━━━ Supplied data

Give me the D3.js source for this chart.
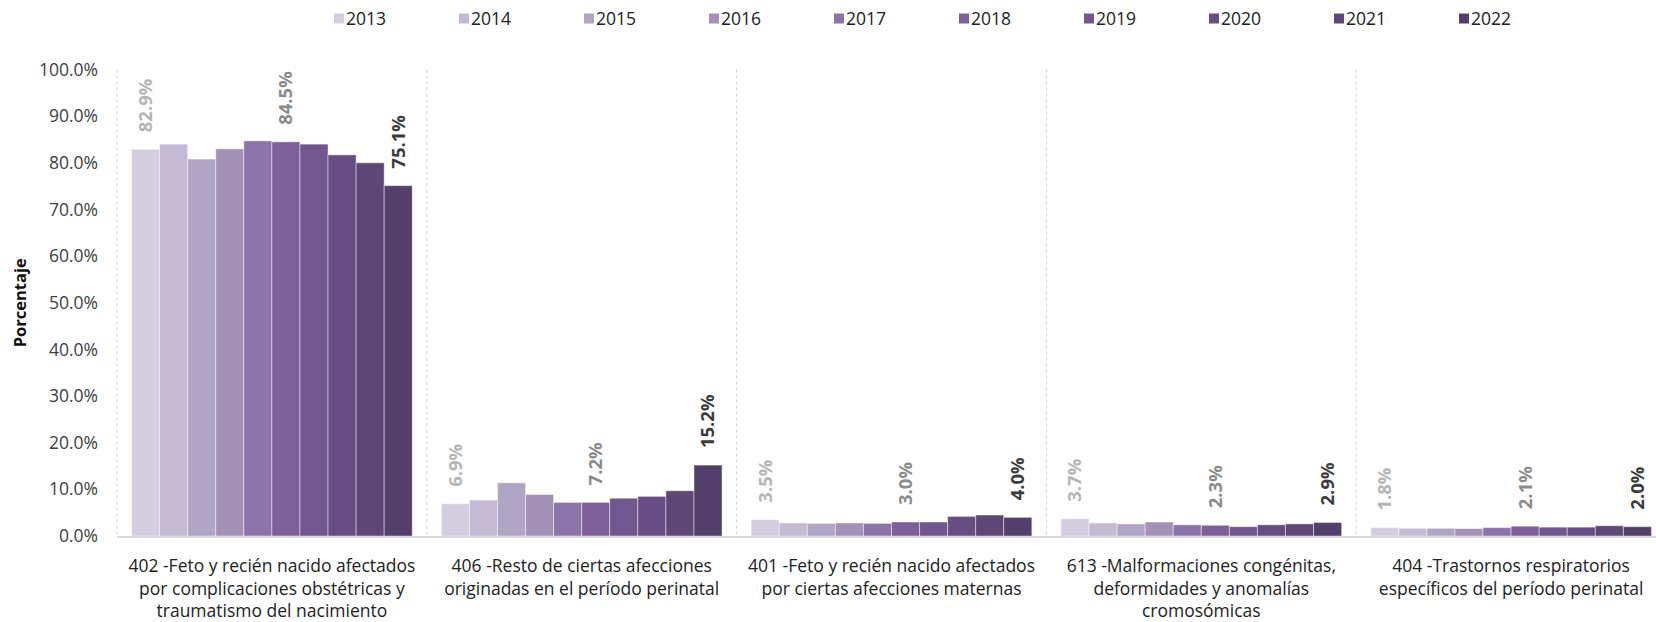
<!DOCTYPE html>
<html><head><meta charset="utf-8">
<script src="https://cdn.jsdelivr.net/npm/d3@7"></script>
<style>
html,body{margin:0;padding:0;background:#fff;overflow:hidden}
svg{display:block;font-family:"Open Sans","Noto Sans",sans-serif}
</style></head>
<body><svg id="chart" width="1656" height="622"></svg>
<script>
const years = ["2013","2014","2015","2016","2017","2018","2019","2020","2021","2022"];
const categories = ["402","406","401","613","404"];
const categoryLines = [
  ["402 -Feto y recién nacido afectados","por complicaciones obstétricas y","traumatismo del nacimiento"],
  ["406 -Resto de ciertas afecciones","originadas en el período perinatal"],
  ["401 -Feto y recién nacido afectados","por ciertas afecciones maternas"],
  ["613 -Malformaciones congénitas,","deformidades y anomalías","cromosómicas"],
  ["404 -Trastornos respiratorios","específicos del período perinatal"]
];
const values402 = [82.9,84.0,80.8,83.0,84.7,84.5,84.0,81.7,80.0,75.1];
const values406 = [6.9,7.7,11.4,8.9,7.2,7.2,8.1,8.5,9.7,15.2];
const values401 = [3.5,2.8,2.7,2.8,2.7,3.0,3.0,4.2,4.5,4.0];
const values613 = [3.7,2.8,2.6,3.0,2.4,2.3,2.0,2.4,2.6,2.9];
const values404 = [1.8,1.65,1.65,1.6,1.8,2.1,1.9,1.9,2.2,2.0];
const seriesValues = [values402, values406, values401, values613, values404];
const yearColors = ["#d4cde0","#c4bad3","#b1a5c5","#a391b7","#8c74ab","#7e5f9a","#715690","#684d85","#5e4677","#533e6c"];
const yTicks = [0,10,20,30,40,50,60,70,80,90,100];
const labeledYears = ["2013","2018","2022"];
const labelColors = ["#b5b5b5","#8a8a8a","#3a3a3a"];

const svg = d3.select("#chart");
const pLeft = 117, pRight = 1666, pTop = 69.5, pBottom = 536;

const x0 = d3.scaleBand().domain(categories).range([pLeft, pRight]).paddingInner(0.094).paddingOuter(0.047);
const x1 = d3.scaleBand().domain(years).range([0, x0.bandwidth()]).padding(0);
const y = d3.scaleLinear().domain([0,100]).range([pBottom, pTop]);
const color = d3.scaleOrdinal().domain(years).range(yearColors);
const step = x0.step();

// separators
svg.append("g").selectAll("line").data(categories).join("line")
  .attr("x1", (d,i)=> pLeft + i*step).attr("x2", (d,i)=> pLeft + i*step)
  .attr("y1", y(100)).attr("y2", pBottom)
  .attr("stroke", "#d0d0d0").attr("stroke-width", 1).attr("stroke-dasharray", "3,3");

// y axis
const yAxis = svg.append("g").attr("transform", `translate(${pLeft},0)`)
  .call(d3.axisLeft(y).tickValues(yTicks).tickFormat(d => d3.format(".1f")(d) + "%").tickSize(0).tickPadding(19));
yAxis.select(".domain").remove();
yAxis.selectAll("text").attr("font-size", 17.5).attr("fill", "#404040").attr("font-family", "'Open Sans','Noto Sans',sans-serif");

// bars
const groups = svg.append("g").selectAll("g").data(categories).join("g")
  .attr("transform", d => `translate(${x0(d)},0)`);
groups.selectAll("rect").data((d,i) => years.map((yr,j) => ({yr, v: seriesValues[i][j]}))).join("rect")
  .attr("x", d => x1(d.yr)).attr("width", x1.bandwidth())
  .attr("y", d => y(d.v)).attr("height", d => pBottom - y(d.v))
  .attr("fill", d => color(d.yr))
  .attr("stroke", "rgba(255,255,255,0.45)").attr("stroke-width", 1);

// labels
groups.selectAll("text.lbl").data((d,i) => years.map((yr,j) => ({yr, v: seriesValues[i][j]})).filter(d => labeledYears.includes(d.yr))).join("text")
  .attr("class","lbl")
  .attr("transform", d => `translate(${x1(d.yr) + x1.bandwidth()/2},${y(d.v) - 17}) rotate(-90)`)
  .attr("dy", "0.35em")
  .attr("text-anchor", "start")
  .attr("font-size", 18.5).attr("font-weight", "bold")
  .attr("fill", d => labelColors[labeledYears.indexOf(d.yr)])
  .text(d => d3.format(".1f")(d.v) + "%");

// baseline
svg.append("line").attr("x1", pLeft).attr("x2", pRight).attr("y1", pBottom + 1).attr("y2", pBottom + 1)
  .attr("stroke", "#d9d9d9").attr("stroke-width", 2);

// category labels
svg.append("g").selectAll("text").data(categories).join("text")
  .attr("x", d => x0(d) + x0.bandwidth()/2)
  .attr("y", 572)
  .attr("text-anchor", "middle").attr("font-size", 17.5).attr("fill", "#222")
  .each(function(d,i){
    d3.select(this).selectAll("tspan").data(categoryLines[i]).join("tspan")
      .attr("x", x0(d) + x0.bandwidth()/2)
      .attr("dy", (t,k) => k === 0 ? 0 : 22.5)
      .text(t => t);
  });

// y title
svg.append("text").attr("transform", `translate(26,${(pTop+pBottom)/2}) rotate(-90)`)
  .attr("text-anchor", "middle").attr("font-size", 16.5).attr("font-weight", "bold").attr("fill", "#111")
  .text("Porcentaje");

// legend
const lg = svg.append("g").selectAll("g").data(years).join("g")
  .attr("transform", (d,i) => `translate(${334 + i*125},19)`);
lg.append("rect").attr("x", 0).attr("y", -5.5).attr("width", 10).attr("height", 10).attr("fill", d => color(d));
lg.append("text").attr("x", 12).attr("y", 0).attr("dy", "0.35em").attr("font-size", 17.5).attr("fill", "#222").text(d => d);
</script></body></html>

━━━━━━

▶ _Exercise aim_: Find the lines above that contain the word "chart" and collect them.

▶ _Worked answer_:
Give me the D3.js source for this chart.
<body><svg id="chart" width="1656" height="622"></svg>
const svg = d3.select("#chart");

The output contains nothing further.